Leading the bank’s charge is 10-year veteran Ron Sturzenegger, 49, head of global real estate investment banking, lodging and gaming at Banc of America Securities. Previously, he spent 12 years on Wall Street with Morgan Stanley.
When he joined Bank of America a decade ago, Sturzenegger was a pioneer in melding Wall Street with Main Street banking, but he has been around long enough to see investment banks and commercial banks intertwine. “Our clients want a single delivery, or a universal bank model,” says Sturzenegger.
Many Bank of America real estate clients are faced with refinancing mortgages in a tight credit market. “We’ve bought a lot of banks that loan money on real estate, so therefore we have a big inventory of real estate loans.” Those loans will need to be renegotiated and refinanced in the coming years.
Though Sturzenegger would not commit to an estimate for Bank of America’s lending volume in 2009, the borrowing window is open.

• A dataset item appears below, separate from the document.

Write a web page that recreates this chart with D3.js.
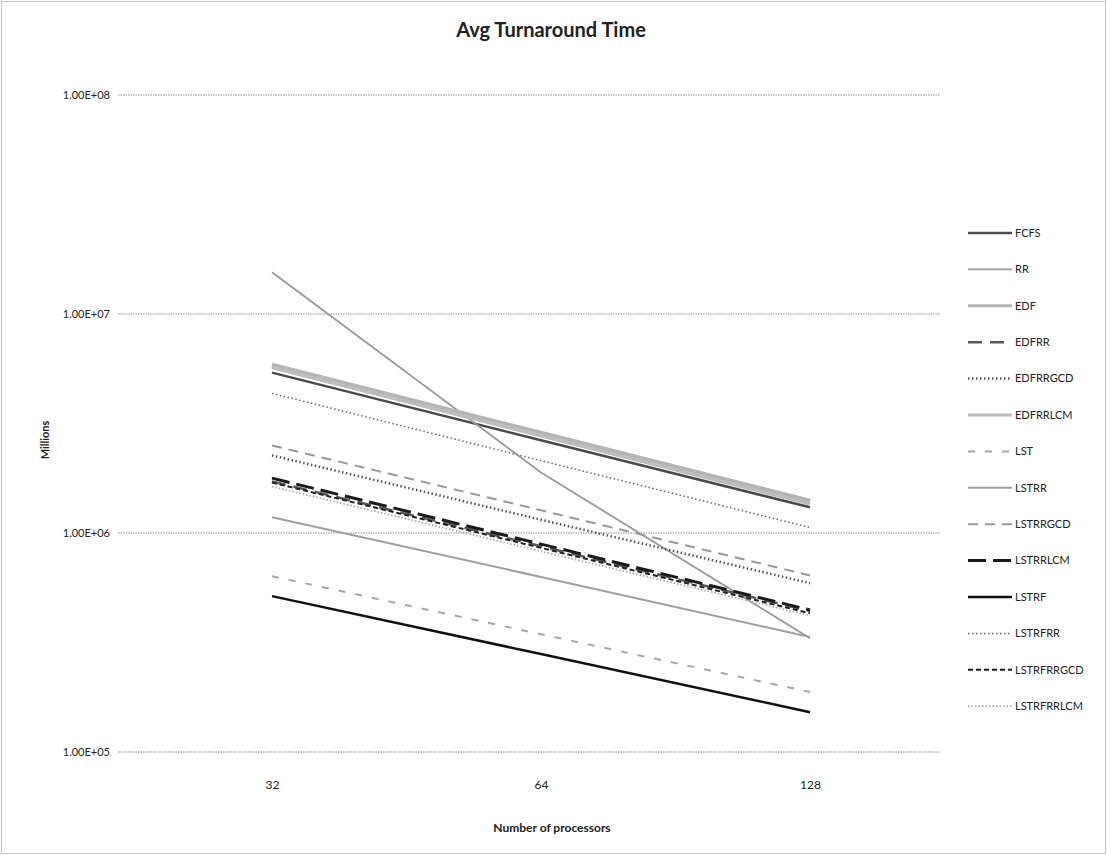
<!DOCTYPE html>
<html>
<head>
<meta charset="utf-8">
<script src="https://cdn.jsdelivr.net/npm/d3@7"></script>
<style>
  html, body { margin: 0; padding: 0; background: #fff; }
  svg { display: block; }
  text { font-family: Lato, "Open Sans", "DejaVu Sans", sans-serif; fill: #222; }
</style>
</head>
<body>
<svg id="chart" width="1107" height="855"></svg>
<script>
// Number of processors on the category axis
const processors = [32, 64, 128];

// Average turnaround time per scheduler (ms), one value per processor count
const FCFS       = [5.40e6, 2.65e6, 1.31e6];
const RR         = [1.55e7, 1.89e6, 3.31e5];
const EDF        = [5.85e6, 2.86e6, 1.40e6];
const EDFRR      = [1.72e6, 8.70e5, 4.40e5];
const EDFRRGCD   = [2.26e6, 1.15e6, 5.90e5];
const EDFRRLCM   = [5.70e6, 2.78e6, 1.36e6];
const LST        = [6.35e5, 3.45e5, 1.88e5];
const LSTRR      = [1.18e6, 6.30e5, 3.35e5];
const LSTRRGCD   = [2.51e6, 1.27e6, 6.40e5];
const LSTRRLCM   = [1.78e6, 8.90e5, 4.45e5];
const LSTRF      = [5.15e5, 2.80e5, 1.52e5];
const LSTRFRR    = [4.34e6, 2.14e6, 1.06e6];
const LSTRFRRGCD = [1.70e6, 8.55e5, 4.30e5];
const LSTRFRRLCM = [1.63e6, 8.25e5, 4.20e5];

const seriesNames = ["FCFS", "RR", "EDF", "EDFRR", "EDFRRGCD", "EDFRRLCM", "LST",
  "LSTRR", "LSTRRGCD", "LSTRRLCM", "LSTRF", "LSTRFRR", "LSTRFRRGCD", "LSTRFRRLCM"];
const seriesValues = [FCFS, RR, EDF, EDFRR, EDFRRGCD, EDFRRLCM, LST,
  LSTRR, LSTRRGCD, LSTRRLCM, LSTRF, LSTRFRR, LSTRFRRGCD, LSTRFRRLCM];

// Axis tick values and labels
const yTicks = [1e5, 1e6, 1e7, 1e8];
const yTickLabels = ["1.00E+05", "1.00E+06", "1.00E+07", "1.00E+08"];

// Line styles for each series (grey-scale print style)
const styles = {
  FCFS:       { stroke: "#4a4a4a", width: 2.5, dash: null },
  RR:         { stroke: "#9a9a9a", width: 1.8, dash: null },
  EDF:        { stroke: "#b4b4b4", width: 4.5, dash: null },
  EDFRR:      { stroke: "#5a5a5a", width: 2.5, dash: "14,8" },
  EDFRRGCD:   { stroke: "#555555", width: 2.5, dash: "1.5,2.5" },
  EDFRRLCM:   { stroke: "#bdbdbd", width: 3.5, dash: null },
  LST:        { stroke: "#a8a8a8", width: 2, dash: "7,10" },
  LSTRR:      { stroke: "#a0a0a0", width: 2, dash: null },
  LSTRRGCD:   { stroke: "#9a9a9a", width: 2, dash: "10,7" },
  LSTRRLCM:   { stroke: "#1a1a1a", width: 3, dash: "18,7" },
  LSTRF:      { stroke: "#111111", width: 2.5, dash: null },
  LSTRFRR:    { stroke: "#666666", width: 1.5, dash: "1.5,2.5" },
  LSTRFRRGCD: { stroke: "#222222", width: 2, dash: "5,3" },
  LSTRFRRLCM: { stroke: "#aaaaaa", width: 1.8, dash: "1.5,2" }
};

const svg = d3.select("#chart");
const W = 1107, H = 855;

// Outer frame
svg.append("rect")
  .attr("x", 1.5).attr("y", 1.5).attr("width", W - 3).attr("height", H - 3)
  .attr("fill", "none").attr("stroke", "#8a8a8a").attr("stroke-width", 1)
  .attr("stroke-dasharray", "1,1");

const plot = { left: 118, right: 940, top: 95, bottom: 752 };

const x = d3.scalePoint()
  .domain(processors)
  .range([272, 810]);

const y = d3.scaleLog()
  .domain([1e5, 1e8])
  .range([plot.bottom, plot.top]);

// Horizontal gridlines
svg.append("g")
  .selectAll("line")
  .data(yTicks)
  .join("line")
  .attr("x1", plot.left).attr("x2", plot.right)
  .attr("y1", d => y(d)).attr("y2", d => y(d))
  .attr("stroke", "#8c8c8c").attr("stroke-width", 1)
  .attr("stroke-dasharray", "1.5,1");

// Y axis labels
const yAxis = d3.axisLeft(y)
  .tickValues(yTicks)
  .tickFormat((d, i) => yTickLabels[i])
  .tickSize(0)
  .tickPadding(0);
const gy = svg.append("g")
  .attr("transform", `translate(${plot.left - 8},0)`)
  .call(yAxis);
gy.select(".domain").remove();
gy.selectAll("text")
  .attr("font-size", 11)
  .attr("font-family", "Lato, 'Open Sans', sans-serif")
  .attr("fill", "#333");

// X axis labels
const xAxis = d3.axisBottom(x).tickSize(0).tickPadding(0);
const gx = svg.append("g")
  .attr("transform", `translate(0,${plot.bottom + 28})`)
  .call(xAxis);
gx.select(".domain").remove();
gx.selectAll("text")
  .attr("font-size", 12)
  .attr("font-family", "Lato, 'Open Sans', sans-serif")
  .attr("fill", "#333");

// Series lines
const line = d3.line()
  .x((d, i) => x(processors[i]))
  .y(d => y(d));

const gLines = svg.append("g");
seriesNames.forEach((name, i) => {
  const s = styles[name];
  gLines.append("path")
    .datum(seriesValues[i])
    .attr("d", line)
    .attr("fill", "none")
    .attr("stroke", s.stroke)
    .attr("stroke-width", s.width)
    .attr("stroke-dasharray", s.dash)
    .attr("stroke-linecap", "butt");
});

// Legend
const legend = svg.append("g").attr("transform", "translate(968,233)");
seriesNames.forEach((name, i) => {
  const s = styles[name];
  const g = legend.append("g").attr("transform", `translate(0,${i * 36.4})`);
  g.append("line")
    .attr("x1", 0).attr("x2", 44).attr("y1", 0).attr("y2", 0)
    .attr("stroke", s.stroke)
    .attr("stroke-width", Math.min(s.width, 3))
    .attr("stroke-dasharray", s.dash);
  g.append("text")
    .attr("x", 47).attr("y", 0).attr("dy", "0.35em")
    .attr("font-size", 11)
    .attr("fill", "#333")
    .text(name);
});

// Title
svg.append("text")
  .attr("x", 551).attr("y", 37)
  .attr("text-anchor", "middle")
  .attr("font-size", 20)
  .attr("font-weight", "bold")
  .attr("fill", "#111")
  .text("Avg Turnaround Time");

// Axis titles
svg.append("text")
  .attr("transform", "translate(45,440) rotate(-90)")
  .attr("text-anchor", "middle")
  .attr("dy", "0.35em")
  .attr("font-size", 11)
  .attr("font-weight", "bold")
  .attr("fill", "#111")
  .text("Millions");

svg.append("text")
  .attr("x", 552).attr("y", 832)
  .attr("text-anchor", "middle")
  .attr("font-size", 12)
  .attr("font-weight", "bold")
  .attr("fill", "#222")
  .text("Number of processors");
</script>
</body>
</html>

But banks alone will not be capable of filling the void left by the collapse of the commercial mortgage-backed securities (CMBS) market, which saw domestic issuance drop from $230 billion in 2007 to just $12 billion in 2008.
“There is too much need for debt to be solved only with bank lending. Our balance sheets would be overwhelmed at the billions of dollars that need to get refinanced in the next several years, if we don’t get some kind of a distributable debt market again.”
In 2009, $171 billion in commercial loans held by non-bank lenders and investors are coming due. Of that total, $53 billion is held in CMBS and other asset-backed securities.
This year and next could be the calm before the storm. “The bank market can take a lot of the refinancing that probably comes up in 2009 and 2010,” emphasizes Sturzenegger, “but by 2011 or 2012 we better have a distributable market, or there will be a challenge.”